> _Provided information_:
[Begin]

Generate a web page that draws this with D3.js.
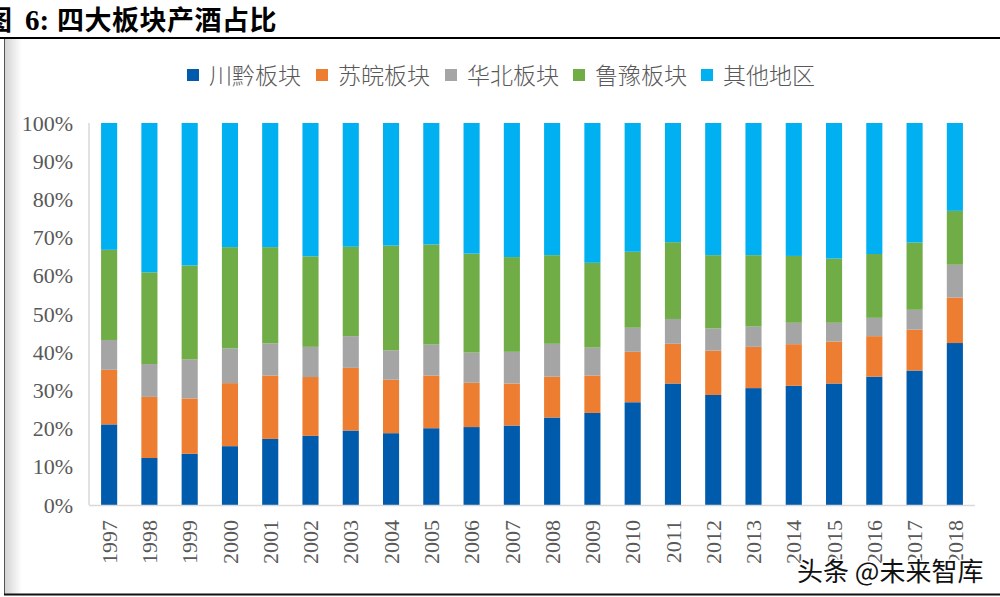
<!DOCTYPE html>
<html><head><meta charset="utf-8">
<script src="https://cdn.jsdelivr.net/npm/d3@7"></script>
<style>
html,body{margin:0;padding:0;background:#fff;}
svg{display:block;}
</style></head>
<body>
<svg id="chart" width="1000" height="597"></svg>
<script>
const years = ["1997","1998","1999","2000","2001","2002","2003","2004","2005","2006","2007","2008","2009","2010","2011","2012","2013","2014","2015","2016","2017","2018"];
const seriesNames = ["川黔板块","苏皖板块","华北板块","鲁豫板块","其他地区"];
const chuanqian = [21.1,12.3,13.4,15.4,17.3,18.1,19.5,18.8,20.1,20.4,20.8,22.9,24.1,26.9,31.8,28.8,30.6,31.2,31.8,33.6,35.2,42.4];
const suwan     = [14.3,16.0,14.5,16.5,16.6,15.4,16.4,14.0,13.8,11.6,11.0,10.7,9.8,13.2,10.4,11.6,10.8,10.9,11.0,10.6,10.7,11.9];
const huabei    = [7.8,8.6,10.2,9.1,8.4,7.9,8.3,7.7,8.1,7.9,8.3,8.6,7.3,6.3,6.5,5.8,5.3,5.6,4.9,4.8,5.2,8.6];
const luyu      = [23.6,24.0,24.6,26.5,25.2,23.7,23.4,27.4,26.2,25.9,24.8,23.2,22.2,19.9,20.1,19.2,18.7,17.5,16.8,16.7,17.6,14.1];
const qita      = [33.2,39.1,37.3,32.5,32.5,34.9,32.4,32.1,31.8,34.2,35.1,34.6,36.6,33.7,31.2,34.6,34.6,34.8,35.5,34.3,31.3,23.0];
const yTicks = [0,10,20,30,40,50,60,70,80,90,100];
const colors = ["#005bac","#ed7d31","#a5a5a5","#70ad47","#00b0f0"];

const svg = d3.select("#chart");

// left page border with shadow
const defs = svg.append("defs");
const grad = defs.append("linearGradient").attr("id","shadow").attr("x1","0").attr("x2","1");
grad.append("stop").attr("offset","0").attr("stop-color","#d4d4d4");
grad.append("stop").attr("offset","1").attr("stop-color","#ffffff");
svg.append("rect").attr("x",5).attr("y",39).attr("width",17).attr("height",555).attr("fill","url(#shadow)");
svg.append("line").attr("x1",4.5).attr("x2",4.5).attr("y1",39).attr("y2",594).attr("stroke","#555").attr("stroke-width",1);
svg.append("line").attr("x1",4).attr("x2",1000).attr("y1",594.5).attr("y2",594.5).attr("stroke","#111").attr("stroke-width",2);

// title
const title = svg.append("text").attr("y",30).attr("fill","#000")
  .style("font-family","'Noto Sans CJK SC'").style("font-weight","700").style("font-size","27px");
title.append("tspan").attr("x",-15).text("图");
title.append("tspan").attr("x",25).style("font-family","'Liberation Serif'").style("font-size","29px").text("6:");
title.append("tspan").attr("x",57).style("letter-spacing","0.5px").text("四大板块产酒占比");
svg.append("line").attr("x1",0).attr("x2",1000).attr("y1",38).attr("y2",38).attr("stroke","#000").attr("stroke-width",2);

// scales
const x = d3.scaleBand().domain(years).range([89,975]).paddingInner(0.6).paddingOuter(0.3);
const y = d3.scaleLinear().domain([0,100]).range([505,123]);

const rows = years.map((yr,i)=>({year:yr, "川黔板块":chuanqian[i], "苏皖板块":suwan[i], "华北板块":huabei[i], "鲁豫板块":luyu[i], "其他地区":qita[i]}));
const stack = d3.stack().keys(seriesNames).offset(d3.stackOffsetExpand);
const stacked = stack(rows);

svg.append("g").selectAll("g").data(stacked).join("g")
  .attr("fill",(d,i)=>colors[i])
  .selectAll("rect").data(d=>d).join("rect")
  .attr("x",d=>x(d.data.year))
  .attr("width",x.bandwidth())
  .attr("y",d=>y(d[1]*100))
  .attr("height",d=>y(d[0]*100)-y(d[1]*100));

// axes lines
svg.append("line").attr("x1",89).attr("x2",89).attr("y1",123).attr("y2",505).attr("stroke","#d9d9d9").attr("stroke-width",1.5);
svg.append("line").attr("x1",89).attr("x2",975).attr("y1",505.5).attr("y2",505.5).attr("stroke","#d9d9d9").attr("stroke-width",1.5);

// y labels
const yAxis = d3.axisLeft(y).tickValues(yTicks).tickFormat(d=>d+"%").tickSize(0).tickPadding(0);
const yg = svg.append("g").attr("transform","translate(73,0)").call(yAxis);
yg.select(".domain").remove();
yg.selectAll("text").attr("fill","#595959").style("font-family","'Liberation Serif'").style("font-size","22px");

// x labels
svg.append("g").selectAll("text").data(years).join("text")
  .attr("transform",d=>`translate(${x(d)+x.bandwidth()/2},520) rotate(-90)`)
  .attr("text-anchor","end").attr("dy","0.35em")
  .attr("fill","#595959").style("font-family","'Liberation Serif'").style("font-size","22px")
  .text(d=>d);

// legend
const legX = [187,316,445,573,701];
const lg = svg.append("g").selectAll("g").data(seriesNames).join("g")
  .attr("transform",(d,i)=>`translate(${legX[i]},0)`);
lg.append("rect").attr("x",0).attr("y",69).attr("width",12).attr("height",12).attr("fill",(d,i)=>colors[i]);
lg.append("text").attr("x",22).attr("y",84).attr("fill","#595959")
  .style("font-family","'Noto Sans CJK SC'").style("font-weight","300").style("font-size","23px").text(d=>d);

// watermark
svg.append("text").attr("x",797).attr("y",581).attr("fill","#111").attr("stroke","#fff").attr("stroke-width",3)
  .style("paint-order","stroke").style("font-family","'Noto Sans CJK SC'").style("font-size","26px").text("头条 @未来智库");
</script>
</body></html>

[End]
[Begin]

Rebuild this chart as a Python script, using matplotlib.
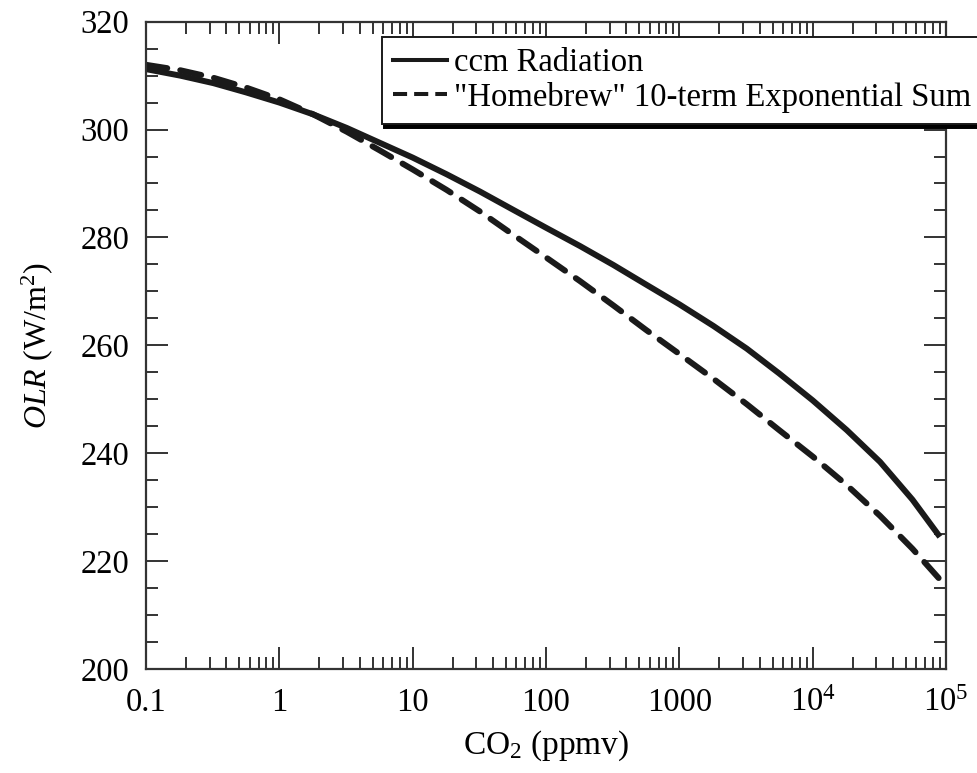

[End]
[Begin]

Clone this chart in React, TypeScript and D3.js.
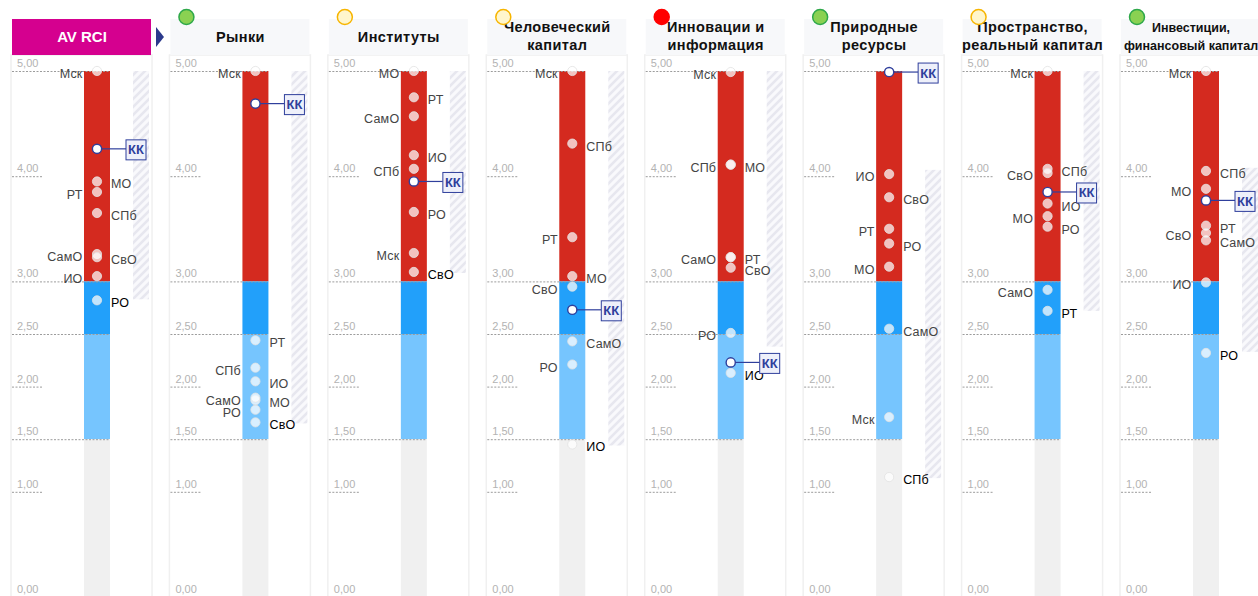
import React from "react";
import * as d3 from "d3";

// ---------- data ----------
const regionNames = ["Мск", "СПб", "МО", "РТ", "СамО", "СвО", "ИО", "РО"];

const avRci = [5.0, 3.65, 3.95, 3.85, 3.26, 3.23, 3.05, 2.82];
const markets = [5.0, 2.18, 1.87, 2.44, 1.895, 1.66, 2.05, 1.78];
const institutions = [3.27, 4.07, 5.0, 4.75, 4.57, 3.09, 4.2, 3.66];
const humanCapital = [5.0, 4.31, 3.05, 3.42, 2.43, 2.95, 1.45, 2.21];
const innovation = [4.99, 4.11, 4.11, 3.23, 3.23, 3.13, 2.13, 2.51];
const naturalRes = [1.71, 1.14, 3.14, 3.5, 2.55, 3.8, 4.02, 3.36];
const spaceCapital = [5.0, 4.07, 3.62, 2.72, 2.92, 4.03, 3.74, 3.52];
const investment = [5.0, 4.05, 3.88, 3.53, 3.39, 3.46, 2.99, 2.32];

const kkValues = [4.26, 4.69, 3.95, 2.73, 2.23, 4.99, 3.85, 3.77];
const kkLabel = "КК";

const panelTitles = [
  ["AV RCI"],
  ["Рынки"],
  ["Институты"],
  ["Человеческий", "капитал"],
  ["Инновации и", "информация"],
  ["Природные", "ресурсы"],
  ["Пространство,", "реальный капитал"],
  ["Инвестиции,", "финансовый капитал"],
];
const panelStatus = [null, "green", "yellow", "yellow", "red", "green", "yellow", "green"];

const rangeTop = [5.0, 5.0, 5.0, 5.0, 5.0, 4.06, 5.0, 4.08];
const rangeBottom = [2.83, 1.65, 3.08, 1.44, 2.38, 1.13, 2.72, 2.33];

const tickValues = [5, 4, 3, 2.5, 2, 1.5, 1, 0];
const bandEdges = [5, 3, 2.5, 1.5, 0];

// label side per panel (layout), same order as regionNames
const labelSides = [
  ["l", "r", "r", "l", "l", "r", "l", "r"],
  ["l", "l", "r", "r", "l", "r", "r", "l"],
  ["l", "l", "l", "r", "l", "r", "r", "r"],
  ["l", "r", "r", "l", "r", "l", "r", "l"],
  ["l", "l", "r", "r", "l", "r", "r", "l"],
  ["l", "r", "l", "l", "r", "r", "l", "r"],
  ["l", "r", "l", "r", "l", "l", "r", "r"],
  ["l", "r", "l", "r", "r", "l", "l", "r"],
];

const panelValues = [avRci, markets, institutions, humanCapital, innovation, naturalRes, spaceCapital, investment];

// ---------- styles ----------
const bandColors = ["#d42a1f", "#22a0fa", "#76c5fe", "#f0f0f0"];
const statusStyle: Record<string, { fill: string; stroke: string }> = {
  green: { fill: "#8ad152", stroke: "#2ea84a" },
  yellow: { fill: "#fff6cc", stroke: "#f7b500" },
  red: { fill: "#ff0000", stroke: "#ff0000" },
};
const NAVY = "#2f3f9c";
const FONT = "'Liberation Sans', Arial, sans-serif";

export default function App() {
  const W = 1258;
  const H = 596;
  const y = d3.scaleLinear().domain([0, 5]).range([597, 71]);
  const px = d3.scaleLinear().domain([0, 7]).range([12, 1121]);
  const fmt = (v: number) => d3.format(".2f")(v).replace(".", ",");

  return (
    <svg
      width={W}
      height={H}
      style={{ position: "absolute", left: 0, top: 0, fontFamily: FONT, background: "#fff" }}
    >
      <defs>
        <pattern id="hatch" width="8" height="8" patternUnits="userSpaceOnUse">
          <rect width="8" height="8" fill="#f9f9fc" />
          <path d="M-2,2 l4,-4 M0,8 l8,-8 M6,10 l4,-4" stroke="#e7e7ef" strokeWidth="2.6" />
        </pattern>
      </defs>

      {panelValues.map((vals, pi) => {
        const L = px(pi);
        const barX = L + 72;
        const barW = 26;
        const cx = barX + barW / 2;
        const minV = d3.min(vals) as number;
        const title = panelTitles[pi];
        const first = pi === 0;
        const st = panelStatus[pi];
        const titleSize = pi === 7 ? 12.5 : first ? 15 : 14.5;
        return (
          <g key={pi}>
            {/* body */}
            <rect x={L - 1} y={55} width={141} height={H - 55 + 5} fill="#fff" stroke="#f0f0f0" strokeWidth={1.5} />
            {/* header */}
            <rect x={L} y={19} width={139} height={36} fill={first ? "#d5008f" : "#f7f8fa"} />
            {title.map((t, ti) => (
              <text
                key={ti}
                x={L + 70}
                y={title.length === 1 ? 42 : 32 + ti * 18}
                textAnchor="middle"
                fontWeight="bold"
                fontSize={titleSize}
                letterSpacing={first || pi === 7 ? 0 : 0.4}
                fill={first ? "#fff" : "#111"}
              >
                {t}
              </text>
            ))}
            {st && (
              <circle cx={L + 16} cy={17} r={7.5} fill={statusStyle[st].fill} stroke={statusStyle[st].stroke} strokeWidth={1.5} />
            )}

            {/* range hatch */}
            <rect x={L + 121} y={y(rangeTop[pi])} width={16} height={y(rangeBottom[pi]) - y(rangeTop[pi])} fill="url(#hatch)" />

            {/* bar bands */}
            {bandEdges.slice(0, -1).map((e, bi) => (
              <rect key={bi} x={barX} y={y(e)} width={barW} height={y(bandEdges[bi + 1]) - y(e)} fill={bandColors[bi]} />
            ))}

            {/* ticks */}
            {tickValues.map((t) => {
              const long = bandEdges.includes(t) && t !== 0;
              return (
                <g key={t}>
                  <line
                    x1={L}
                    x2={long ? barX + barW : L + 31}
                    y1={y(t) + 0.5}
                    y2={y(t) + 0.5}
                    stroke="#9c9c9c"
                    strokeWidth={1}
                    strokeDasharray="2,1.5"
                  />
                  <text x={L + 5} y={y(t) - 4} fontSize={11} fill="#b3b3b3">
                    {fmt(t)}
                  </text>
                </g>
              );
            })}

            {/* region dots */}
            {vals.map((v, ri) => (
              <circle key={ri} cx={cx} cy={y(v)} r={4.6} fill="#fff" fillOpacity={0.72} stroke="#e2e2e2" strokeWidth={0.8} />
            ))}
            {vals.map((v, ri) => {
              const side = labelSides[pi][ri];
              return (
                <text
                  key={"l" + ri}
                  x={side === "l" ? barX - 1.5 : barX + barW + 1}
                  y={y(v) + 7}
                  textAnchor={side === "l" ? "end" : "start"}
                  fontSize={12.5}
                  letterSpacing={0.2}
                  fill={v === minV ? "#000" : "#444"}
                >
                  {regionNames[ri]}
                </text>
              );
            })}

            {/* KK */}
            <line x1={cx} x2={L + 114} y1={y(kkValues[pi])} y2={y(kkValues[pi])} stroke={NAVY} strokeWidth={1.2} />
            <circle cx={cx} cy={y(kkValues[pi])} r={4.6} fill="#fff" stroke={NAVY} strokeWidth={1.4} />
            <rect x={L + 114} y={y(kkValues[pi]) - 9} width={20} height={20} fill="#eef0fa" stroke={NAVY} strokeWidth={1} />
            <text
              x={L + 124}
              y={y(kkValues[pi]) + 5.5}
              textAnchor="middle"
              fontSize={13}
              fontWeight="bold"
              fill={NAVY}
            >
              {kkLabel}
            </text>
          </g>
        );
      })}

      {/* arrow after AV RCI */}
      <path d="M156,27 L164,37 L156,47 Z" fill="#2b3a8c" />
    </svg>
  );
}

[End]

> _Exercise requirements_:
Extract every line containing the string "page" from the material.

> _Written solution_:
Generate a web page that draws this with D3.js.
// left page border with shadow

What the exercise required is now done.